A Worldview Against the Modern World
Boko Haram’s founder, Mohammed Yusuf, preached an Islam stripped of modern science and secular knowledge. In a 2009 interview, he dismissed the theory of evolution, denied that the Earth is spherical, and rejected the idea that rain comes from evaporation. For him, rain fell because God directly created and sent it.
These were not just eccentric beliefs. They symbolised a wholesale rejection of the intellectual and scientific frameworks associated with Western modernity. Boko Haram blamed Westernisation for Nigeria’s entrenched corruption and insisted that only an Islamic state implementing strict sharia could restore justice.
Salafi Jihadism in the Lake Chad Basin
The group draws on Salafi jihadism—a current within Sunni Islam that idealises the earliest Muslim generations, rejects “innovations” in religion, and supports violent struggle to build an Islamic polity.

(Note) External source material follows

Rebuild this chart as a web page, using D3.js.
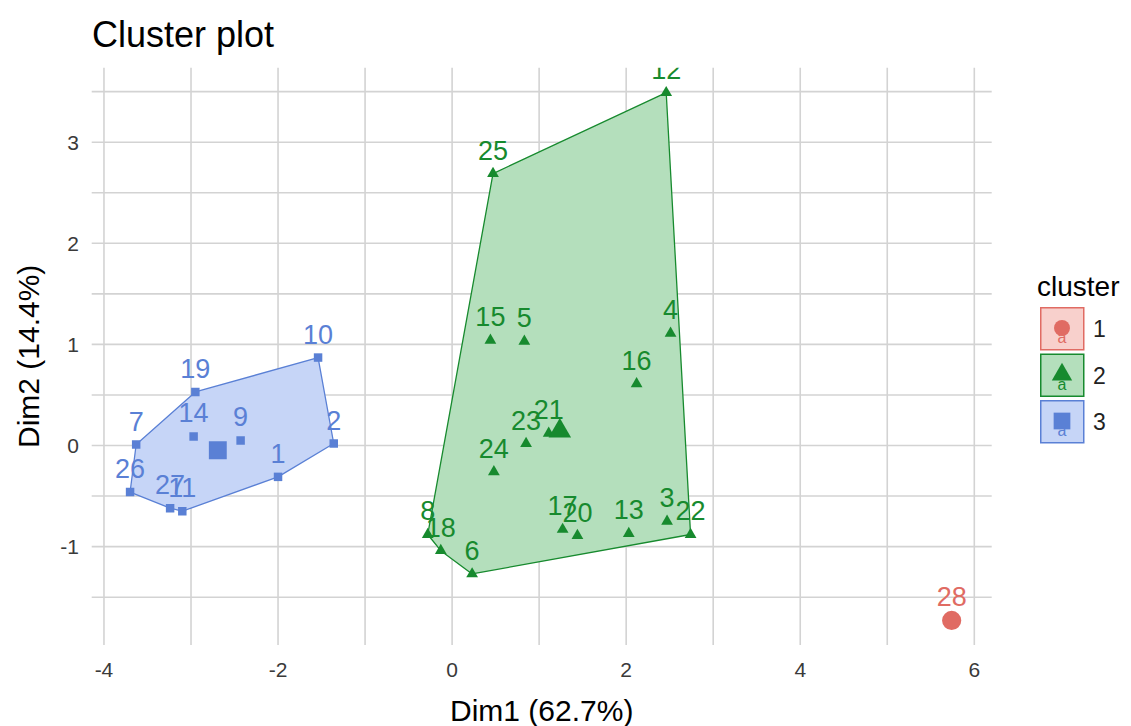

For Boko Haram, that means erasing modern states and national borders in favour of a revived caliphate. They openly reject nationalism; when they pledged allegiance to the Islamic State, IS propagated that it was their “rejection of nationalism” that bound them together.
The Power of Takfir
Mainstream Islamic teaching strictly limits when someone can be declared an apostate. Killing or enslaving fellow Muslims is forbidden. This presents a problem for any insurgent who wants to overthrow a government and fight an army made up largely of Muslims.
Boko Haram’s answer is takfir: declaring self‑professed Muslims to be unbelievers. Under Abubakar Shekau, the group weaponised this doctrine. Sufi Muslims, Shiites, even ordinary Sunnis who did not support the jihad were labelled infidels.
With one word—“apostate”—they turned killing Muslim soldiers, officials, and even civilians into what they portrayed as a religious obligation. Collateral deaths no longer troubled them; those who failed to join their jihad were, in Shekau’s eyes, already guilty.
Expanding the Circle of Enemies
Researchers Jacob Zenna and Zacharias Pier describe how, after 2010, Shekau considered active participation in jihad obligatory. Not joining was itself apostasy.
This thinking reshaped the target list. Christians and state institutions remained priorities, but by late 2010 Muslim preachers—especially Salafis who criticised Boko Haram—were being assassinated almost weekly in northeastern Nigeria. Civil servants, policemen, and soldiers were fair game. Mosques, beer halls, banks, and prisons were bombed or raided.
In one 2016 speech to his commanders, Shekau declared that even a woman who prays and fasts can be captured in battle if she “engages in democracy.” Participation in the electoral system alone was enough, in his logic, to void her claim to Islam.
A Break With Other Jihadists
This extremism ultimately caused a rupture with the Islamic State itself. When IS tried to replace Shekau in 2016 with Abu Musab al‑Barnawi, one stated reason was Shekau’s “wide‑reaching interpretation of takfir” and his indiscriminate targeting of Muslim civilians.
Al‑Qaeda’s leadership had long held similar reservations. Though Boko Haram fighters trained with al‑Qaeda affiliates and fought alongside them in Mali, al‑Qaeda central never formally accepted the group as an official branch—largely because Shekau treated nearly the entire Nigerian Muslim population as non‑Muslim.
Faith as a Weapon
In Boko Haram’s hands, doctrine is more than belief; it is a toolkit for war. By stretching takfir beyond traditional bounds, the group unlocked an almost limitless license to kill.
Understanding that logic does not excuse it—but without grasping how religious concepts are twisted into weapons, it is hard to see why compromise, ceasefires, or appeals from mainstream Islamic leaders have so often shattered against Boko Haram’s uncompromising theology.